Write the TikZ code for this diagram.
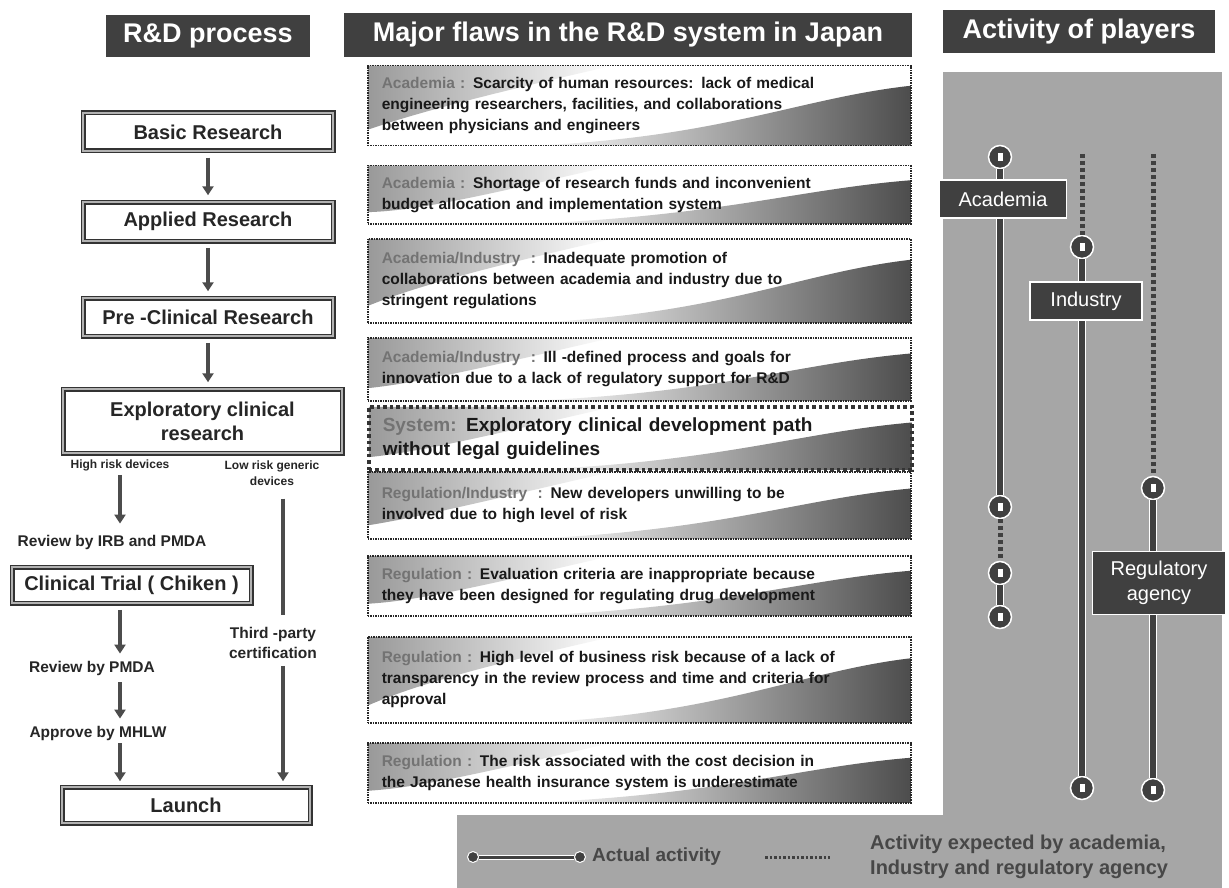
\documentclass[tikz,border=0pt]{standalone}
\usepackage{fontspec}
\setmainfont{Liberation Sans}
\usetikzlibrary{positioning,calc,arrows.meta}
\newcommand{\flawwho}[1]{\textcolor{black!55}{#1}}
\begin{document}
\begin{tikzpicture}[
  x=1pt, y=-1pt,
  header/.style={rectangle, fill=black!75, text=white, inner sep=0pt, font=\bfseries\fontsize{27}{30}\selectfont},
  stage/.style={rectangle, draw=black!80, line width=1.5pt, double=black!30, double distance=2pt, fill=white, align=center, inner sep=0pt, text=black!85, font=\bfseries\fontsize{20}{24}\selectfont},
  note/.style={align=center, inner sep=1pt, text=black!85, font=\bfseries\fontsize{15.5}{20}\selectfont},
  risk/.style={align=center, inner sep=1pt, text=black!85, font=\bfseries\fontsize{12}{16}\selectfont},
  flow/.style={-{Triangle[width=11pt,length=9pt]}, line width=3.5pt, draw=black!70, shorten <=6pt, shorten >=6pt},
  bar/.style={line width=4pt, draw=black!70},
  flaw/.style={rectangle, draw=black!85, densely dotted, line width=1.5pt, anchor=north west, minimum width=543pt, text width=515pt, inner xsep=14pt, align=left, text=black!90, font=\bfseries\fontsize{15.5}{21}\selectfont,
    path picture={
      \path (path picture bounding box.south west) coordinate (sw) (path picture bounding box.north east) coordinate (ne)
            (path picture bounding box.north west) coordinate (nw) (path picture bounding box.south east) coordinate (se);
      \shade[left color=black!40, right color=white] (nw) -- ($(nw)!0.45!(ne)$) .. controls ($(nw)!0.25!(ne)+(0,25)$) and ($(nw)!0.1!(ne)+(0,45)$) .. ($(nw)!0.8!(sw)$) -- cycle;
      \shade[left color=white, right color=black!70] ($(sw)!0.3!(se)$) .. controls ($(sw)!0.65!(se)+(0,-8)$) and ($(se)!0.6!(ne)+(-110,0)$) .. ($(se)!0.75!(ne)$) -- (se) -- cycle;
    }},
  system/.style={flaw, draw=black!80, line width=3.5pt, dash pattern=on 3.5pt off 3pt, font=\bfseries\fontsize{19}{24}\selectfont},
  panel/.style={fill=black!35},
  player/.style={rectangle, fill=black!75, draw=white, line width=1.5pt, text=white, align=center, inner sep=0pt, font=\fontsize{20}{25}\selectfont},
  actual/.style={draw=white, line width=1pt, double=black!75, double distance=6pt},
  expected/.style={draw=black!75, line width=5pt, dash pattern=on 4pt off 3pt},
  stop/.style={circle, fill=black!75, draw=white, line width=1.5pt, minimum size=23pt, inner sep=0pt,
    path picture={\fill[white] ($(path picture bounding box.center)+(-2.5,-4)$) rectangle +(5,8);}},
  dot/.style={circle, fill=black!75, draw=white, line width=1pt, minimum size=11pt, inner sep=0pt},
  legend text/.style={align=left, inner sep=0pt, text=black!72, font=\bfseries\fontsize{20}{25}\selectfont}
]
\fill[white] (0,0) rectangle (1229,888);
\useasboundingbox (0,0) rectangle (1229,888);

\node[header, minimum width=204pt, minimum height=42pt] (rdhead) at (208,36) {R\&D process};
\node[header, minimum width=568pt, minimum height=44pt] (flawhead) at (628,35) {Major flaws in the R\&D system in Japan};
\node[header, minimum width=272pt, minimum height=43pt] (playhead) at (1079,32) {Activity of players};

\node[stage, minimum width=250pt, minimum height=38pt] (basic) at (208,132) {Basic Research};
\node[stage, minimum width=250pt, minimum height=39pt, below of=basic, node distance=89.5pt] (applied) {Applied Research};
\node[stage, minimum width=250pt, minimum height=38pt, below of=applied, node distance=95.5pt] (preclin) {Pre -Clinical Research};
\node[stage, minimum width=279pt, minimum height=64pt] (explor) at (202.5,421) {Exploratory clinical\\research};
\node[risk] (hrisk) at (120,465) {High risk devices};
\node[risk] (lrisk) at (272,473) {Low risk generic\\devices};
\node[note] (irb) at (112,542) {Review by IRB and PMDA};
\node[stage, minimum width=239pt, minimum height=36pt] (clinical) at (131.5,585) {Clinical Trial ( Chiken )};
\node[note] (revpmda) at (92,668) {Review by PMDA};
\node[note] (mhlw) at (98,733) {Approve by MHLW};
\node[note] (tpc) at (273,643) {Third -party\\certification};
\node[stage, minimum width=248pt, minimum height=36pt] (launch) at (186,805) {Launch};

\draw[flow] (basic) -- (applied);
\draw[flow] (applied) -- (preclin);
\draw[flow] (preclin.south -| applied) -- (preclin.south |- explor.north);
\draw[flow, shorten <=3pt, shorten >=10pt] (hrisk.south) -- (hrisk.south |- irb.north);
\draw[flow] (clinical.south -| hrisk) -- (revpmda.north -| hrisk);
\draw[flow] (revpmda.south -| hrisk) -- (mhlw.north -| hrisk);
\draw[flow, shorten <=2pt, shorten >=5pt] (mhlw.south -| hrisk) -- (launch.north -| hrisk);
\draw[bar] ([xshift=11pt, yshift=-12pt]lrisk.south) -- ([xshift=10pt, yshift=11pt]tpc.north);
\draw[flow, shorten >=5pt] ([xshift=10pt]tpc.south) -- ([xshift=10pt]tpc.south |- launch.north);

\node[flaw, minimum height=80pt] (flaw1) at (367,65) {\flawwho{Academia :} Scarcity of human resources: lack of medical\\engineering researchers, facilities, and collaborations\\between physicians and engineers};
\node[flaw, minimum height=58pt] (flaw2) at (367,165) {\flawwho{Academia :} Shortage of research funds and inconvenient\\budget allocation and implementation system};
\node[flaw, minimum height=84pt] (flaw3) at (367,238) {\flawwho{Academia/Industry\ \ :} Inadequate promotion of\\collaborations between academia and industry due to\\stringent regulations};
\node[flaw, minimum height=63pt] (flaw4) at (367,337) {\flawwho{Academia/Industry\ \ :} Ill -defined process and goals for\\innovation due to a lack of regulatory support for R\&D};
\node[system, minimum height=63pt] (flaw5) at (367,405) {\flawwho{System:} Exploratory clinical development path\\without legal guidelines};
\node[flaw, minimum height=67pt] (flaw6) at (367,471) {\flawwho{Regulation/Industry\ \ :} New developers unwilling to be\\involved due to high level of risk};
\node[flaw, minimum height=60pt] (flaw7) at (367,555) {\flawwho{Regulation :} Evaluation criteria are inappropriate because\\they have been designed for regulating drug development};
\node[flaw, minimum height=86pt] (flaw8) at (367,636) {\flawwho{Regulation :} High level of business risk because of a lack of\\transparency in the review process and time and criteria for\\approval};
\node[flaw, minimum height=60pt] (flaw9) at (367,742) {\flawwho{Regulation :} The risk associated with the cost decision in\\the Japanese health insurance system is underestimate};

\fill[panel] (943,72) rectangle (1222,888);
\fill[panel] (457,815) rectangle (1222,888);

\node[stop] (acad1) at (1000,157) {};
\node[stop] (acad2) at (1000,507) {};
\node[stop] (acad3) at (1000,573) {};
\node[stop] (acad4) at (1000,617) {};
\node[stop] (ind1) at (1082,247) {};
\node[stop] (ind2) at (1082,788) {};
\node[stop] (reg1) at (1153,488) {};
\node[stop] (reg2) at (1153,790) {};
\coordinate (indtop) at (1082,154);
\coordinate (regtop) at (1153,154);

\draw[actual] (acad1) -- (acad2);
\draw[expected] (acad2) -- (acad3);
\draw[actual] (acad3) -- (acad4);
\draw[expected] (indtop) -- (ind1);
\draw[actual] (ind1) -- (ind2);
\draw[expected] (regtop) -- (reg1);
\draw[actual] (reg1) -- (reg2);

\node[player, minimum width=127pt, minimum height=38pt] (acadbox) at (1003,199) {Academia};
\node[player, minimum width=112pt, minimum height=38pt] (indbox) at (1086,301) {Industry};
\node[player, minimum width=133pt, minimum height=63pt] (regbox) at (1159,583) {Regulatory\\agency};

\node[dot] (legstart) at (473,857) {};
\node[dot] (legstop) at (580,857) {};
\draw[actual, double distance=3pt] (legstart) -- (legstop);
\node[legend text, right=6pt of legstop, font=\bfseries\fontsize{19}{24}\selectfont] (legactual) {Actual activity};
\coordinate (legdotstart) at (765,857);
\coordinate (legdotstop) at (830,857);
\draw[expected, line width=3pt, dash pattern=on 2.5pt off 2pt] (legdotstart) -- (legdotstop);
\node[legend text, anchor=west] (legexpected) at (870,857) {Activity expected by academia,\\Industry and regulatory agency};
\end{tikzpicture}
\end{document}
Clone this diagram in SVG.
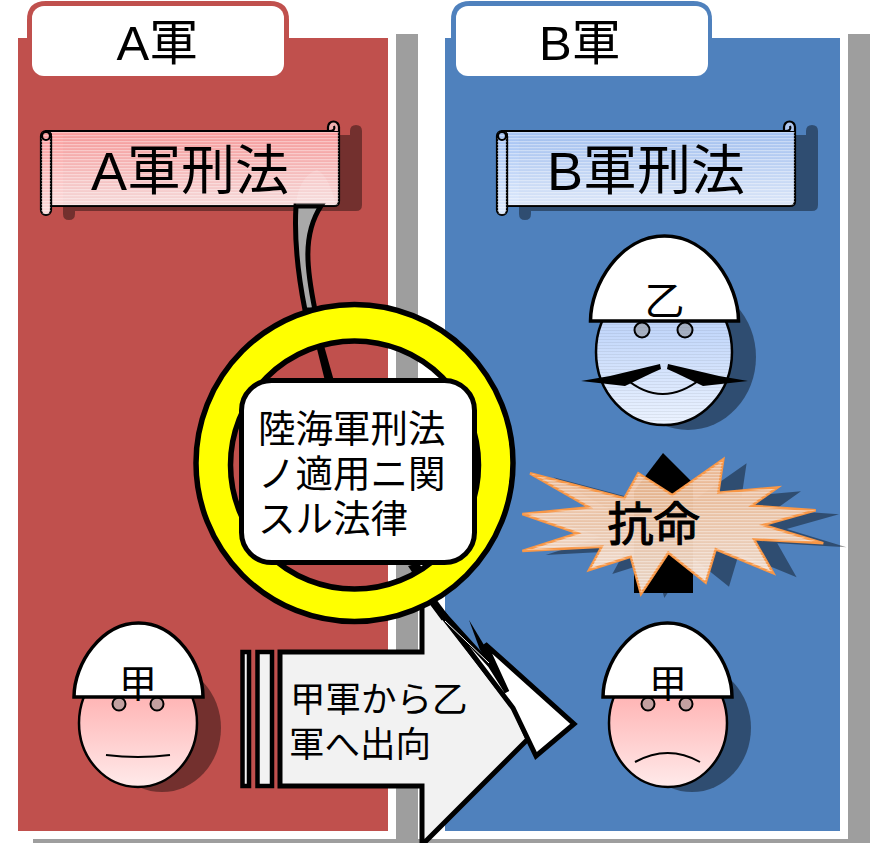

_EXERCISE REQUIREMENTS_
Search the records above for "diagram". Copy each line where it is found.

_FINAL ANSWER_
Write the TikZ code for this diagram.
Clone this diagram in SVG.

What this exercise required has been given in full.